To anyone who says that the difference in tax rates is not material, or may only be a 'few hundred' or 'few thousand' francs, it's worth remembering that there are a number of variables that contribute to how much you'll need to pay in US tax. This includes:

1) Whether you're under or over the FEIE limit
2) The tax rates in your canton
3) The size of your salary

If you're under the FEIE limit, it's pretty clear that you're not going to end up with an additional US tax liability.

But this is Switzerland, so it's dangerous to assume that everyone automatically earns CHF120'000 a year. Yes, if you're Mr. Average EFer, living in Baselstadt (with a relatively high tax rate) and earning CHF120'000 a year (just a smidge over the FEIE limit), you'll probably only have a small additional US tax liability.

But if you've taken a job as a Supply Chain director for a multinational who have based themselves in Zug for tax reasons, and you're on a salary of CHF250'000 with a further annual bonus of CHF100'000, a CHF50'000 relocation allowance and private school tuition for your 3 kids (not an entirely unlikely situation for some on here), you'll find that the combination of your salary (call it close to CHF500'000 when you factor in the benefits-in-kind) and the very low rates of personal tax in Canton Zug mean that you're likely to end up writing a pretty large check to Uncle Sam each year with quite a few zeros at the end.

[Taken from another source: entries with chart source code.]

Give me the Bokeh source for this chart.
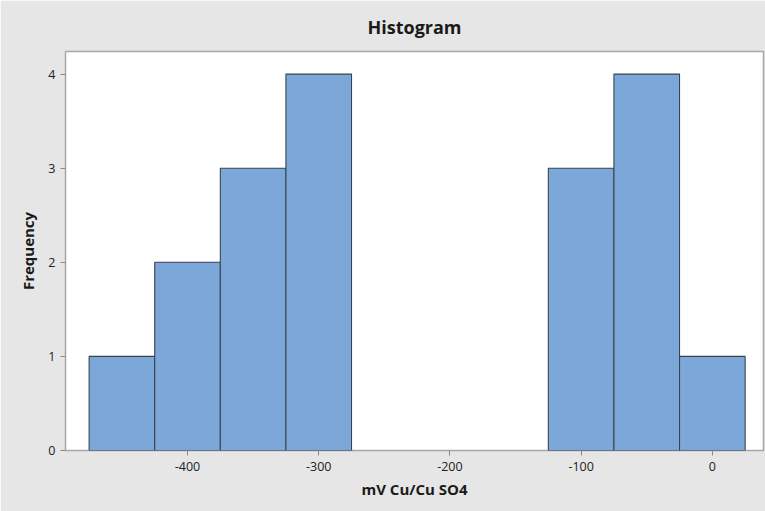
from bokeh.plotting import figure
from bokeh.models import ColumnDataSource, Range1d, FixedTicker
from bokeh.embed import file_html
from bokeh.resources import INLINE

# Histogram of potential readings (bin width 50 mV)
bin_edges = [-475, -425, -375, -325, -275, -225, -175, -125, -75, -25, 25]
frequency = [1, 2, 3, 4, 0, 0, 0, 3, 4, 1]
x_ticks = [-400, -300, -200, -100, 0]
y_ticks = [0, 1, 2, 3, 4]

left, right, top = [], [], []
for i, f in enumerate(frequency):
    if f > 0:
        left.append(bin_edges[i])
        right.append(bin_edges[i + 1])
        top.append(f)
src = ColumnDataSource(dict(left=left, right=right, top=top, bottom=[0] * len(top)))

FONT = "Open Sans"
BG = "#e6e6e6"

p = figure(width=765, height=511, output_backend="svg", toolbar_location=None,
           x_range=Range1d(-493, 39), y_range=Range1d(0, 4.24),
           title="Histogram")
p.background_fill_color = "white"
p.border_fill_color = BG
p.outline_line_color = "#a8a8a8"
p.outline_line_width = 1.5
p.min_border_left = 65
p.min_border_right = 2
p.min_border_top = 51
p.min_border_bottom = 61

p.title.align = "center"
p.title.text_font = FONT
p.title.text_font_size = "18px"
p.title.text_font_style = "bold"
p.title.text_color = "#1a1a1a"
p.title.standoff = 25

p.quad(left="left", right="right", top="top", bottom="bottom", source=src,
       fill_color="#7ba7d9", line_color="#3a434d", line_width=1.1)

p.xgrid.visible = False
p.ygrid.visible = False

for ax in (p.xaxis[0], p.yaxis[0]):
    ax.axis_line_color = None
    ax.major_tick_line_color = "#8a8a8a"
    ax.major_tick_in = 0
    ax.major_tick_out = 5
    ax.minor_tick_line_color = None
    ax.major_label_text_font = FONT
    ax.major_label_text_font_size = "12.5px"
    ax.major_label_text_color = "#222222"
    ax.axis_label_text_font = FONT
    ax.axis_label_text_font_size = "15px"
    ax.axis_label_text_font_style = "bold"
    ax.axis_label_text_color = "#1a1a1a"

p.xaxis[0].ticker = FixedTicker(ticks=x_ticks)
p.yaxis[0].ticker = FixedTicker(ticks=y_ticks)
# plain hyphen for negative tick labels
p.xaxis[0].major_label_overrides = {t: str(t) for t in x_ticks}
p.xaxis[0].axis_label = "mV Cu/Cu SO4"
p.yaxis[0].axis_label = "Frequency"
p.xaxis[0].axis_label_standoff = 5
p.yaxis[0].axis_label_standoff = 7
p.xaxis[0].major_label_standoff = 6
p.yaxis[0].major_label_standoff = 5

open("out.html", "w").write(file_html(p, INLINE))
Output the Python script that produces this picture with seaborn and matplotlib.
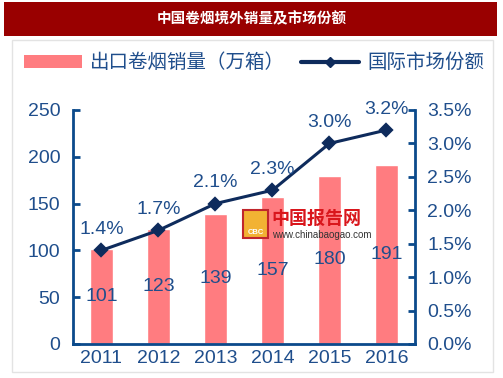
import matplotlib
matplotlib.use('Agg')
import matplotlib.pyplot as plt
import seaborn as sns
import pandas as pd
from matplotlib.patches import Rectangle, Patch
from matplotlib.lines import Line2D

years = ['2011', '2012', '2013', '2014', '2015', '2016']
export_volume = [101, 123, 139, 157, 180, 191]
market_share = [1.4, 1.7, 2.1, 2.3, 3.0, 3.2]
share_labels = ['1.4%', '1.7%', '2.1%', '2.3%', '3.0%', '3.2%']
left_ticks = [0, 50, 100, 150, 200, 250]
right_ticks = [0, 0.5, 1.0, 1.5, 2.0, 2.5, 3.0, 3.5]

sns.set_style('white')
plt.rcParams['font.family'] = ['Liberation Sans', 'Noto Sans CJK SC']

bar_color = '#FF7C80'
line_color = '#0E2B5C'
axis_color = '#0B4A8B'
text_color = '#1F4E8C'

df = pd.DataFrame({'year': years, 'volume': export_volume, 'share': market_share})

fig = plt.figure(figsize=(5.03, 3.78), dpi=100)
fig.patch.set_facecolor('white')

# title bar and panel border
fig.patches.append(Rectangle((0.008, 0.905), 0.98, 0.09, transform=fig.transFigure,
                             facecolor='#990000', edgecolor='none', zorder=0))
fig.patches.append(Rectangle((0.024, 0.015), 0.956, 0.878, transform=fig.transFigure,
                             facecolor='none', edgecolor='#E3E3E3', lw=1, zorder=0))
fig.text(0.5, 0.95, '中国卷烟境外销量及市场份额', color='white', fontsize=10.5,
         fontweight='bold', ha='center', va='center')

ax = fig.add_axes([0.145, 0.09, 0.68, 0.619])
sns.barplot(data=df, x='year', y='volume', color=bar_color, width=0.39,
            saturation=1, ax=ax)
ax.bar_label(ax.containers[0], label_type='center', color=text_color, fontsize=14)
ax.set_ylim(0, 250)
ax.set_yticks(left_ticks)
ax.set_xlim(-0.5, 5.5)
ax.set_xlabel('')
ax.set_ylabel('')

ax2 = ax.twinx()
sns.pointplot(data=df, x='year', y='share', color=line_color, markers='D',
              markersize=6, linewidth=2.2, ax=ax2)
for i, lab in enumerate(share_labels):
    ax2.annotate(lab, (i, market_share[i]), xytext=(0, 9), textcoords='offset points',
                 ha='center', va='bottom', color=text_color, fontsize=14)
ax2.set_ylim(0, 3.5)
ax2.set_yticks(right_ticks)
ax2.set_yticklabels([f'{t:.1f}%' for t in right_ticks])
ax2.set_xlim(-0.5, 5.5)
ax2.set_ylabel('')

for a in (ax, ax2):
    for s in a.spines.values():
        s.set_visible(False)
    a.tick_params(colors=axis_color, labelcolor=text_color, labelsize=14,
                  direction='in', length=5, width=2)
ax.spines['left'].set_visible(True)
ax.spines['bottom'].set_visible(True)
ax2.spines['right'].set_visible(True)
for s in (ax.spines['left'], ax.spines['bottom'], ax2.spines['right']):
    s.set_color(axis_color)
    s.set_linewidth(2)
ax.tick_params(axis='x', length=0, pad=4)
ax.tick_params(axis='y', pad=9)
ax2.tick_params(axis='y', pad=9)

# watermark
fig.patches.append(Rectangle((0.484, 0.37), 0.048, 0.075, transform=fig.transFigure,
                             facecolor='#F2B233', edgecolor='#C0262C', lw=1.5, zorder=3))
fig.text(0.508, 0.385, 'CBC', color='white', fontsize=5.5, fontweight='bold',
         ha='center', va='center', zorder=4)
fig.text(0.54, 0.42, '中国报告网', color='#D9161C', fontsize=13, fontweight='bold',
         ha='left', va='center')
fig.text(0.54, 0.378, 'www.chinabaogao.com', color='#333333', fontsize=7,
         ha='left', va='center')

handles = [Patch(facecolor=bar_color, edgecolor='none'),
           Line2D([0], [0], color=line_color, lw=3, marker='D', markersize=5)]
fig.legend(handles, ['出口卷烟销量（万箱）', '国际市场份额'], loc='center',
           bbox_to_anchor=(0.505, 0.833), ncol=2, frameon=False, fontsize=14,
           labelcolor=text_color, handlelength=3.0, handletextpad=0.4,
           columnspacing=0.8)

fig.savefig('out.png', dpi=100)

This has two implications -- first, it means that you need to be aware of what your likely liability is going to be. Second, it means that you may make different choices than a Swiss person would: for example, it costs a fortune to live in Canton Zug. You might choose to forgo the tax benefit of living in Zug and move to a higher tax canton where rents are cheaper. For a Swiss person, this is a zero-sum game (the reduced rent is countered by higher taxes) but for a US person, who will end up paying the difference between their Swiss tax liability and their US tax liability, this will save money overall.

This is definitely a case of one-size-doesn't-fit-all. Do your sums, and particularly if you earn well above the FEIE limit, consider your tax position before making commitments.